Men seems doomed to suffer a similar fate.

The film, written and directed by Alex Garland (Ex Machina, Annihilation), is a horror movie that, in its creator’s words, is about “a sense of horror.” Rather than murders or gore, most of the memorable moments are all-too-familiar mundane scares. Or, at least, familiar to some people. 

The movie begins as Harper (Jessie Buckley) arrives in a picturesque cottage town, hoping to emotionally recover following the death of her ex-husband. But from the moment she arrives, she’s unsettled. Everyone—the landlord of the place she’s renting, the local police, the vicar of a nearby church, random strangers (all of them played by Rory Kinnear)—impose an uneasy presence that, at the best of times, makes it impossible for Harper to simply be comfortable and exist.

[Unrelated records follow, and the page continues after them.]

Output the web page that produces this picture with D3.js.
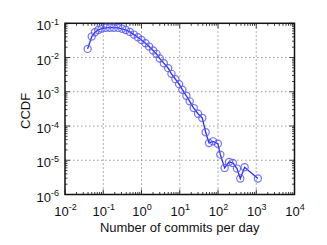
<!DOCTYPE html>
<html>
<head>
<meta charset="utf-8">
<script src="https://cdn.jsdelivr.net/npm/d3@7"></script>
<style>
  body { margin: 0; background: #fff; }
  text { font-family: "Liberation Sans", Arial, sans-serif; fill: #111; }
</style>
</head>
<body>
<div id="chart"></div>
<script>
// Data
const commitsPerDay = [0.039, 0.050, 0.0607, 0.0741, 0.0906, 0.117, 0.149, 0.190, 0.246, 0.313,
  0.390, 0.497, 0.631, 0.802, 1.0, 1.27, 1.58, 2.01, 2.46, 3.01,
  3.83, 4.97, 6.07, 7.71, 9.62, 11.7, 14.9, 18.2, 23.2, 30.1,
  38.9, 47.6, 58.2, 74.1, 99, 115, 149, 194, 245, 313,
  383, 497, 1104];
const ccdf = [0.0179, 0.0409, 0.0547, 0.0640, 0.0700, 0.0740, 0.0745, 0.0745, 0.0735, 0.0690,
  0.0635, 0.0560, 0.0468, 0.0391, 0.0327, 0.0261, 0.0209, 0.0160, 0.0128, 0.00933,
  0.00684, 0.00490, 0.00334, 0.00234, 0.00167, 0.00115, 7.64e-4, 5.25e-4, 3.34e-4, 2.29e-4,
  1.71e-4, 6.55e-5, 3.2e-5, 3.57e-5, 3.05e-5, 1.46e-5, 5.98e-6, 8.9e-6, 8.36e-6, 5.71e-6,
  2.92e-6, 6.25e-6, 2.92e-6];
const xExponents = [-2, -1, 0, 1, 2, 3, 4];
const yExponents = [-6, -5, -4, -3, -2, -1];

const data = commitsPerDay.map((x, i) => ({ x: x, y: ccdf[i] }));

const width = 327, height = 245;
const margin = { left: 65, right: 32.5, top: 23.3, bottom: 50.5 };

const svg = d3.select("#chart").append("svg")
    .attr("width", width)
    .attr("height", height);

const x = d3.scaleLog().domain([1e-2, 1e4]).range([margin.left, width - margin.right]);
const y = d3.scaleLog().domain([1e-6, 1e-1]).range([height - margin.bottom, margin.top]);

const x0 = x.range()[0], x1 = x.range()[1];
const y0 = y.range()[0], y1 = y.range()[1];

// Grid (dotted)
const grid = svg.append("g").attr("stroke", "#8a8a8a").attr("stroke-width", 0.9).attr("stroke-dasharray", "1.5,2.5");
grid.selectAll("line.gx")
    .data(xExponents.slice(1, -1))
    .enter().append("line")
    .attr("x1", d => x(Math.pow(10, d))).attr("x2", d => x(Math.pow(10, d)))
    .attr("y1", y1).attr("y2", y0);
grid.selectAll("line.gy")
    .data(yExponents.slice(1, -1))
    .enter().append("line")
    .attr("x1", x0).attr("x2", x1)
    .attr("y1", d => y(Math.pow(10, d))).attr("y2", d => y(Math.pow(10, d)));

// Ticks, inward on all sides
const xMinor = [], yMinor = [];
for (let e = -2; e < 4; e++) for (let m = 2; m < 10; m++) xMinor.push(m * Math.pow(10, e));
for (let e = -6; e < -1; e++) for (let m = 2; m < 10; m++) yMinor.push(m * Math.pow(10, e));

const ticks = svg.append("g").attr("stroke", "#111").attr("stroke-width", 0.8);
function xTicks(vals, len) {
  vals.forEach(v => {
    ticks.append("line").attr("x1", x(v)).attr("x2", x(v)).attr("y1", y0).attr("y2", y0 - len);
    ticks.append("line").attr("x1", x(v)).attr("x2", x(v)).attr("y1", y1).attr("y2", y1 + len);
  });
}
function yTicks(vals, len) {
  vals.forEach(v => {
    ticks.append("line").attr("y1", y(v)).attr("y2", y(v)).attr("x1", x0).attr("x2", x0 + len);
    ticks.append("line").attr("y1", y(v)).attr("y2", y(v)).attr("x1", x1).attr("x2", x1 - len);
  });
}
xTicks(xMinor, 2.5);
yTicks(yMinor, 2.5);
xTicks(xExponents.map(e => Math.pow(10, e)), 5);
yTicks(yExponents.map(e => Math.pow(10, e)), 5);

// Frame
svg.append("rect")
    .attr("x", x0).attr("y", y1)
    .attr("width", x1 - x0).attr("height", y0 - y1)
    .attr("fill", "none").attr("stroke", "#111").attr("stroke-width", 1.5);

// Tick labels
function powLabel(sel, e) {
  sel.append("tspan").text("10");
  sel.append("tspan").attr("dy", -5.5).attr("font-size", 9).text(e);
}
svg.selectAll("text.xl")
    .data(xExponents)
    .enter().append("text")
    .attr("x", d => x(Math.pow(10, d)) + 0.5)
    .attr("y", height - margin.bottom + 21)
    .attr("text-anchor", "middle")
    .attr("font-size", 13)
    .each(function(d) { powLabel(d3.select(this), d); });

svg.selectAll("text.yl")
    .data(yExponents)
    .enter().append("text")
    .attr("x", margin.left - 6)
    .attr("y", d => y(Math.pow(10, d)) + 7)
    .attr("text-anchor", "end")
    .attr("font-size", 13)
    .each(function(d) { powLabel(d3.select(this), d); });

// Axis titles
svg.append("text")
    .attr("x", (x0 + x1) / 2)
    .attr("y", 232)
    .attr("text-anchor", "middle")
    .attr("font-size", 13)
    .text("Number of commits per day");

svg.append("text")
    .attr("transform", `translate(30,${(y0 + y1) / 2 + 2}) rotate(-90)`)
    .attr("text-anchor", "middle")
    .attr("font-size", 13)
    .text("CCDF");

// Series
const line = d3.line().x(d => x(d.x)).y(d => y(d.y));
svg.append("path")
    .datum(data)
    .attr("d", line)
    .attr("fill", "none")
    .attr("stroke", "#2a2aff")
    .attr("stroke-width", 1.3);

svg.append("g")
    .selectAll("circle")
    .data(data)
    .enter().append("circle")
    .attr("cx", d => x(d.x))
    .attr("cy", d => y(d.y))
    .attr("r", 3.6)
    .attr("fill", "none")
    .attr("stroke", "#5a5aff")
    .attr("stroke-opacity", 0.85)
    .attr("stroke-width", 1.2);
</script>
</body>
</html>
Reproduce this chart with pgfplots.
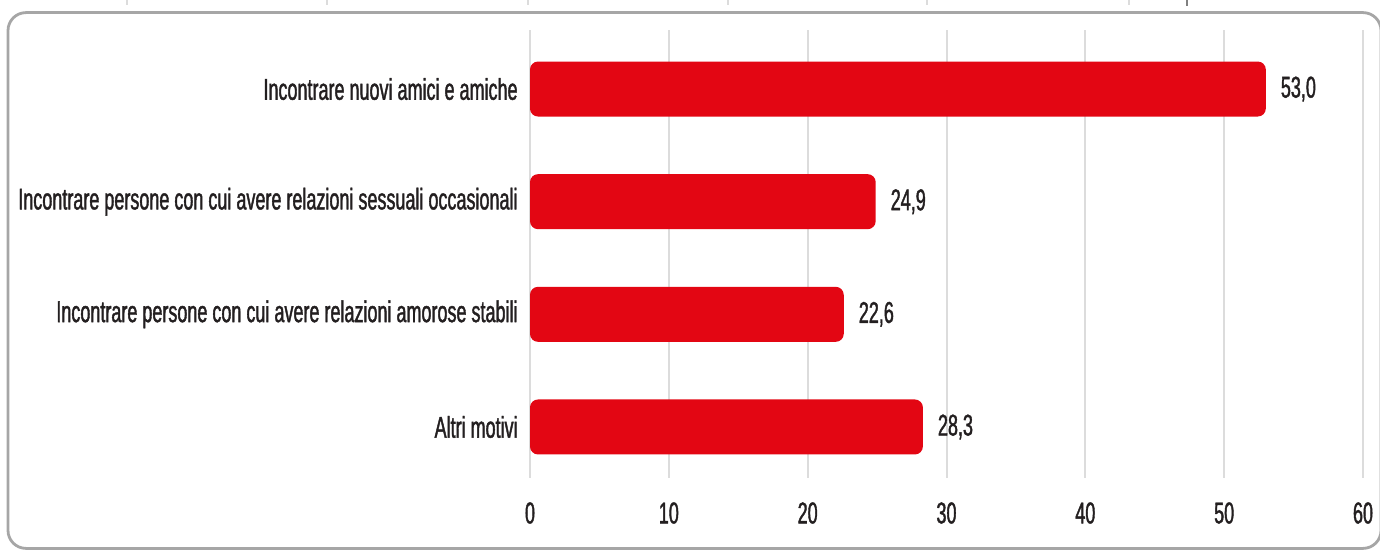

By now, you probably know where this is going. Men, it seems, would like to show the impact of microaggressions toward women by making them just a little more macro, which only emphasizes the question of who, precisely, the film expects to be in the audience. For some, this story is wholly unnecessary. Many women already know, all too viscerally, the “sense of horror” Garland recreates onscreen. (As my colleague Jaina Grey put it, “I don’t need to pay $15 to be afraid of being stalked and murdered by men, I can just go outside.”) Others, those who didn’t know where that setup was going, are probably the audience who would benefit most from its scares—and are those least likely to buy a ticket. 

The film feels designed to head off arguments from those who would be dismissive of what it has to say. This is evident even in the trailer, like when an officer tells Harper he’s skeptical that the man who was stalking her really was stalking her: “I don’t know if he saw you once.” These moments highlight how skepticism, dismissal, and victim-blaming help create the very horrific environment that many claim doesn’t exist. Harper’s fears aren’t made up, or all in her head; the horror is created by the collective refusal to take her concerns seriously. Men, then, is intent on screaming, “See? You can’t ignore the dangers here.” The film is right, of course, but it feels like it’s screaming into a void. 

That’s not to say there are zero actual supernatural horrors. For all of its metaphors and allegory, there are truly grotesque scenes, but in true Garland fashion they get more abstract and open to interpretation by the end. (If you were confused by the ending of Annihilation, this movie will do you only slightly more favors.) The story also doesn’t forgo catharsis. Deliverance exists, particularly in the ways Harper responds to horrors—the final words of the movie seem destined to become the kind of too-real meme that’s usually the domain of early BoJack Horseman episodes—but it’s more resigned and exhausted than, say, Colossal. There’s no triumphant victory over her tormenter. Just pity.